JACAREZINHO

Juízes apontam crime contra a humanidade

Em documento encaminhado ao ministro Edson Fachin, do Supremo Tribunal Federal, a associação Juízes para a Democracia classificou como “crime contra a humanidade” a operação da Polícia Civil que deixou ao menos 28 mortos na favela do Jacarezinho, na zona norte do Rio, na última quinta-feira. A incursão, no entanto, recebeu guarida da corporação. A Associação dos Delegados de Polícia do Brasil (Adepol) divulgou nota prestando “pleno e irrestrito apoio” à incursão.

“Informamos que a Adepol do Brasil não aceitará qualquer pré-condenação à legítima e necessária ação empreendida pela gloriosa Polícia Civil do Estado do Rio de Janeiro, sendo repugnante presenciar alarmas descontextualizados e pré-julgamentos com viés estigmatizante diante do resultado da operação policial em comento”, diz um trecho da nota da Adepol. No texto, a associação afirma que eventuais excessos no uso da força letal policial devem ser apurados “sem vieses ideológicos ou sensacionalistas”.

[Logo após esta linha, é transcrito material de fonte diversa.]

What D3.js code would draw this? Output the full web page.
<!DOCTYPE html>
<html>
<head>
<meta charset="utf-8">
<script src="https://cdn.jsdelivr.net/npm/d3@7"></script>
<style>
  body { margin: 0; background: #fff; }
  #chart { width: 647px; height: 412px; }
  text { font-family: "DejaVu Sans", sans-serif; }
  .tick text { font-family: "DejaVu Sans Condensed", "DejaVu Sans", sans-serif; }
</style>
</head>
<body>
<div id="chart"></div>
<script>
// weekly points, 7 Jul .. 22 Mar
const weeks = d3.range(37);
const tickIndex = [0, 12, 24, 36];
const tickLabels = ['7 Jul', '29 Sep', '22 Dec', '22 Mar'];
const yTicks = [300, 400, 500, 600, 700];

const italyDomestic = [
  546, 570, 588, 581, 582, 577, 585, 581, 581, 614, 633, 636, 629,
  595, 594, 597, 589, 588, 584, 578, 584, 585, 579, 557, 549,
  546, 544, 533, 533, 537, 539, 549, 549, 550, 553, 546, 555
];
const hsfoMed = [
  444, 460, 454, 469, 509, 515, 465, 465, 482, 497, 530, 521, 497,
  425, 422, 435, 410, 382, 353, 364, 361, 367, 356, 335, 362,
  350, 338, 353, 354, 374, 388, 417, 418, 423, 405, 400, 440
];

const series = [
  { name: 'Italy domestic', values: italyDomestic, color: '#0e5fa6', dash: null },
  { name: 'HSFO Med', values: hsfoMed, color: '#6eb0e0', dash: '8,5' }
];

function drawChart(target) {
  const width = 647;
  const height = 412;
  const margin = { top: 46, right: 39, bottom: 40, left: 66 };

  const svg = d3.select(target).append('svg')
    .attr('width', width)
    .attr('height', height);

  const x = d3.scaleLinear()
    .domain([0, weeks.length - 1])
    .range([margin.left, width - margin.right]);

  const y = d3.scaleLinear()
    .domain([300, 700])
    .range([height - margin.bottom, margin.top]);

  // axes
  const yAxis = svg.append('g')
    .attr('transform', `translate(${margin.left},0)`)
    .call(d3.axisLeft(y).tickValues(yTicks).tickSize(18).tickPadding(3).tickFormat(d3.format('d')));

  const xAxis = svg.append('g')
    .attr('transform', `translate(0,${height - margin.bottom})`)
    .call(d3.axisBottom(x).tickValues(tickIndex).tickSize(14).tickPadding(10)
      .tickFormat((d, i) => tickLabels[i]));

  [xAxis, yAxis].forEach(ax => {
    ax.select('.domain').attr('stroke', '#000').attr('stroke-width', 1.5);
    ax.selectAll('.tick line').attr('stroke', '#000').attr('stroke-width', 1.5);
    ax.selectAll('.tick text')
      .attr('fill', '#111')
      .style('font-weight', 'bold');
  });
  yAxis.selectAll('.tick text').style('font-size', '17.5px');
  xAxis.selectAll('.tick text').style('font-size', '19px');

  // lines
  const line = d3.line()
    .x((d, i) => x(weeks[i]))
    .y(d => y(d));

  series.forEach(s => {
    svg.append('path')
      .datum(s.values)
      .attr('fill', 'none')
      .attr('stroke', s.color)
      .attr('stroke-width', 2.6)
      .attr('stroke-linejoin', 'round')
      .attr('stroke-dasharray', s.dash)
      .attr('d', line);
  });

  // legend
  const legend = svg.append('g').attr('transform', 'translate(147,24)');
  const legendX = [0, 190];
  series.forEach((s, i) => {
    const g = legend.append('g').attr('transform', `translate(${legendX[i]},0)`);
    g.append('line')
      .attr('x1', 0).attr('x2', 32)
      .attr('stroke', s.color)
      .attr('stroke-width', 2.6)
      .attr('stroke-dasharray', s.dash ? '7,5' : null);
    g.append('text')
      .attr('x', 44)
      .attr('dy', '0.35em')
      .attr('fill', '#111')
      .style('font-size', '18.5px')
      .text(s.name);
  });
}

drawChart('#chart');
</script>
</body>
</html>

Ontem, a polícia divulgou os nomes das 28 pessoas mortas na operação. A corporação alega que, tirando o agente André Frias, que perdeu a vida no tiroteio, todos os demais eram “criminosos”. A Adepol, por sua vez, afirmou, na nota, que “o uso progressivo da força se coaduna totalmente com o emprego de força letal nos casos de atentados à vida de policiais e de cidadãos, notadamente quando há utilização desenfreada de equipamentos de guerra por narcoterroristas que adotam táticas de guerra irregular”.

A operação está sendo investigada pela Defensoria Pública. Em alguns casos, segundo representantes do órgão e depoimentos de moradores, há indícios de mortos sem confronto ou que já estavam feridos e rendidos. Defensores falam em “execução” e classificam o episódio como uma chacina.

A maioria dos óbitos no Jacarezinho aconteceu depois que o policial Frias foi morto, o que levou observadores a levantar a hipótese de “vingança” por parte dos agentes — o que a corporação nega.

No documento encaminhado ao ministro Edson Fachin, a associação Juízes para a Democracia também pede que o governo fluminense seja obrigado a seguir uma série de protocolos nas ações policiais e a prestar informações sobre a incursão da última quinta-feira.

Em agosto do ano passado, o Supremo referendou uma liminar concedida por Fachin e restringiu operações policiais em comunidades do Rio de Janeiro até o fim da pandemia do coronavírus. A decisão estabelece que as ações nas favelas só podem ocorrer em hipóteses “absolutamente excepcionais”, desde que sejam justificadas por escrito pela autoridade competente e comunicadas ao Ministério Público do Estado.

A proposta da associação Juízes para a Democracia é que, além das restrições já estabelecidas, todos os policiais passem a usar câmeras de vídeo com transmissão remota nos uniformes caso sejam deslocados para operações. A ideia é que os detalhes das ações fiquem registrados e possam ser usados como provas dos procedimentos adotados.

Em outra frente, a associação aumenta a pressão para que as autoridades do Rio de Janeiro prestem esclarecimentos urgentes sobre a operação. A Juízes para a Democracia sugere que os responsáveis pela incursão sejam afastados dos cargos enquanto corre a investigação e que o governo fluminense seja cobrado a prestar informações sobre o descumprimento da ordem do STF que restringiu as ações nas favelas.